After our family sprints, we hold a retrospective. This helps us reflect on the process and what is working and what isn’t. We have been running our household using Scrum for about six months now, and here are some things we have learned along the way:
Scrum is for Parents Too
We started Scrum as something just for the kids to do, but later learned that my husband and I could benefit from it to. We have been together for 16 years and we have always had an informal division of labor, but there was still the constant conversation about who was pulling more weight.
During our next sprint planning, we decided to give ourselves tasks and put them on the Scrum board. This has helped us tremendously in having clear roles and responsibilities and feeling like we are equal partners. We still help each other out with tasks because we are one family with shared goals.
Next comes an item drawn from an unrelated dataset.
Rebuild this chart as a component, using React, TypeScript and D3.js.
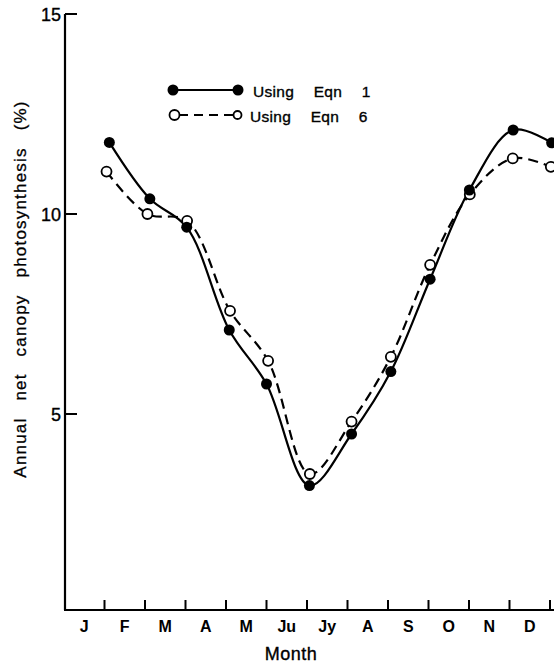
import { useEffect, useRef } from 'react'
import * as d3 from 'd3'

// month labels along the bottom axis
const monthLabels = ['J', 'F', 'M', 'A', 'M', 'Ju', 'Jy', 'A', 'S', 'O', 'N', 'D']
const yTicks = [5, 10, 15]

// Using Eqn 1 (filled points) - position in months, value in %
const eqn1Month = [1.12, 2.12, 3.03, 4.08, 5.0, 6.06, 7.1, 8.07, 9.04, 10.01, 11.09, 12.04]
const eqn1Value = [11.79, 10.38, 9.67, 7.1, 5.75, 3.21, 4.5, 6.06, 8.37, 10.6, 12.1, 11.78]

// Using Eqn 6 (open points)
const eqn6Month = [1.05, 2.06, 3.04, 4.1, 5.04, 6.07, 7.1, 8.07, 9.04, 10.02, 11.08, 12.02]
const eqn6Value = [11.06, 10.0, 9.83, 7.58, 6.33, 3.5, 4.81, 6.43, 8.73, 10.49, 11.39, 11.18]

const W = 554
const H = 665
const FONT = '"Liberation Sans", Arial, Helvetica, sans-serif'

export default function App() {
  const ref = useRef<SVGSVGElement>(null)

  useEffect(() => {
    const svg = d3.select(ref.current)
    svg.selectAll('*').remove()

    const x = d3.scaleLinear().domain([0, 12]).range([64, 550])
    const y = d3.scaleLinear().domain([0, 15]).range([614, 14])
    const axisX = 65
    const axisY = y(0.1)

    // axes
    svg.append('line')
      .attr('x1', axisX).attr('x2', axisX).attr('y1', y(15)).attr('y2', axisY)
      .attr('stroke', '#000').attr('stroke-width', 2.2)
    svg.append('line')
      .attr('x1', axisX - 1).attr('x2', W).attr('y1', axisY).attr('y2', axisY)
      .attr('stroke', '#000').attr('stroke-width', 2.2)

    svg.selectAll('line.ytick').data(yTicks).enter().append('line')
      .attr('class', 'ytick')
      .attr('x1', axisX).attr('x2', axisX + 12)
      .attr('y1', d => y(d)).attr('y2', d => y(d))
      .attr('stroke', '#000').attr('stroke-width', 2)
    svg.selectAll('text.ytick').data(yTicks).enter().append('text')
      .attr('class', 'ytick')
      .attr('x', axisX - 4).attr('y', d => y(d) + 6.5)
      .attr('text-anchor', 'end')
      .style('font-family', FONT).style('font-size', '18px')
      .attr('stroke', '#000').attr('stroke-width', 0.35)
      .text(d => d)

    const boundaries = d3.range(1, 13)
    svg.selectAll('line.xtick').data(boundaries).enter().append('line')
      .attr('class', 'xtick')
      .attr('x1', d => x(d)).attr('x2', d => x(d))
      .attr('y1', axisY).attr('y2', axisY - 10)
      .attr('stroke', '#000').attr('stroke-width', 2)
    svg.selectAll('text.xlab').data(monthLabels).enter().append('text')
      .attr('class', 'xlab')
      .attr('x', (d, i) => x(i + 0.5)).attr('y', 632)
      .attr('text-anchor', 'middle')
      .style('font-family', FONT).style('font-size', '16px').style('font-weight', 'bold')
      .text(d => d)

    svg.append('text')
      .attr('x', 291).attr('y', 660)
      .attr('text-anchor', 'middle')
      .style('font-family', FONT).style('font-size', '18px')
      .style('letter-spacing', '0.5px')
      .attr('stroke', '#000').attr('stroke-width', 0.35)
      .text('Month')

    svg.append('text')
      .attr('transform', 'translate(26,289) rotate(-90)')
      .attr('text-anchor', 'middle')
      .style('font-family', FONT).style('font-size', '17px')
      .style('letter-spacing', '1.2px').style('word-spacing', '11px')
      .attr('stroke', '#000').attr('stroke-width', 0.3)
      .text('Annual net canopy photosynthesis (%)')

    // series
    const line = d3.line<[number, number]>()
      .x(d => x(d[0])).y(d => y(d[1]))
      .curve(d3.curveCatmullRom.alpha(0.5))
    const s1 = eqn1Month.map((m, i) => [m, eqn1Value[i]] as [number, number])
    const s6 = eqn6Month.map((m, i) => [m, eqn6Value[i]] as [number, number])

    svg.append('path').attr('d', line(s6))
      .attr('fill', 'none').attr('stroke', '#000').attr('stroke-width', 2.2)
      .attr('stroke-dasharray', '10,6')
    svg.append('path').attr('d', line(s1))
      .attr('fill', 'none').attr('stroke', '#000').attr('stroke-width', 2.2)

    svg.selectAll('circle.p6').data(s6).enter().append('circle')
      .attr('class', 'p6')
      .attr('cx', d => x(d[0])).attr('cy', d => y(d[1])).attr('r', 5)
      .attr('fill', '#fff').attr('stroke', '#000').attr('stroke-width', 1.8)
    svg.selectAll('circle.p1').data(s1).enter().append('circle')
      .attr('class', 'p1')
      .attr('cx', d => x(d[0])).attr('cy', d => y(d[1])).attr('r', 5.5)
      .attr('fill', '#000')

    // legend
    const lg = svg.append('g')
    lg.append('line').attr('x1', 173).attr('x2', 238).attr('y1', 90).attr('y2', 90)
      .attr('stroke', '#000').attr('stroke-width', 2)
    lg.selectAll('circle.l1').data([173, 238]).enter().append('circle')
      .attr('cx', d => d).attr('cy', 90).attr('r', 5.5).attr('fill', '#000')
    lg.append('line').attr('x1', 179).attr('x2', 233).attr('y1', 115).attr('y2', 115)
      .attr('stroke', '#000').attr('stroke-width', 2).attr('stroke-dasharray', '9,6')
    lg.append('circle').attr('cx', 174.5).attr('cy', 115).attr('r', 5)
      .attr('fill', '#fff').attr('stroke', '#000').attr('stroke-width', 1.8)
    lg.append('circle').attr('cx', 237.5).attr('cy', 115).attr('r', 4)
      .attr('fill', '#fff').attr('stroke', '#000').attr('stroke-width', 1.8)
    lg.selectAll('text').data(['Using Eqn 1', 'Using Eqn 6']).enter().append('text')
      .attr('x', (d, i) => (i === 0 ? 253 : 250)).attr('y', (d, i) => (i === 0 ? 96.5 : 121.5))
      .style('font-family', FONT).style('font-size', '15.5px')
      .style('word-spacing', '15px').style('letter-spacing', '0.3px')
      .attr('stroke', '#000').attr('stroke-width', 0.35)
      .text(d => d)
  }, [])

  return (
    <svg
      ref={ref}
      width={W}
      height={H}
      style={{ position: 'absolute', left: 0, top: 0, background: '#fff' }}
    />
  )
}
You Don’t Have to Switch Task Owners
At first we were trying to do sprint planning every week. After a while, we all settled on jobs that we liked and the kids asked if they can just keep their same jobs for awhile. While at first I felt like we were giving up some elements of Scrum, it seemed to work. Everyone knows what their jobs are every day. I simply ask, “Have you done your Scrum jobs today?” Since the whole family chose the jobs that they wanted to do, the buy-in is there, which makes it work.
Share a Common Goal
We always try to work toward a shared goal and remove the phrase, “That’s not my job.” Even though we have a task owner, we have not met our goal until everyone in the family is done, which often leads to helping each other out.
Our goals are usually simple – “Let’s get our housework done so we can watch a family movie tonight,” or “Let’s get our jobs done on Friday so we can go to the apple orchard on Saturday.”
“Our goals are usually simple – Let’s get our housework done so we can watch a family movie tonight, or Let’s get our jobs done on Friday so we can go to the apple orchard on Saturday.”
A Little Each Day Goes a Long Way
We have built “Scrum jobs” into our daily routine, so now everyone does it without much argument or thought. The entire family knows that it is something we do each day and that it helps us stay organized. Sometimes we set a specific time to work on our Scrum jobs, other times it is just by a certain time of day, such as by 7 pm.
You Don’t Have to Do Textbook Scrum
While coaching clients, I try to do Scrum by the book. At home, we use the general philosophies of teamwork, shared goals, transparency, respect and focus to manage our home. Find what works for your family and stick to it.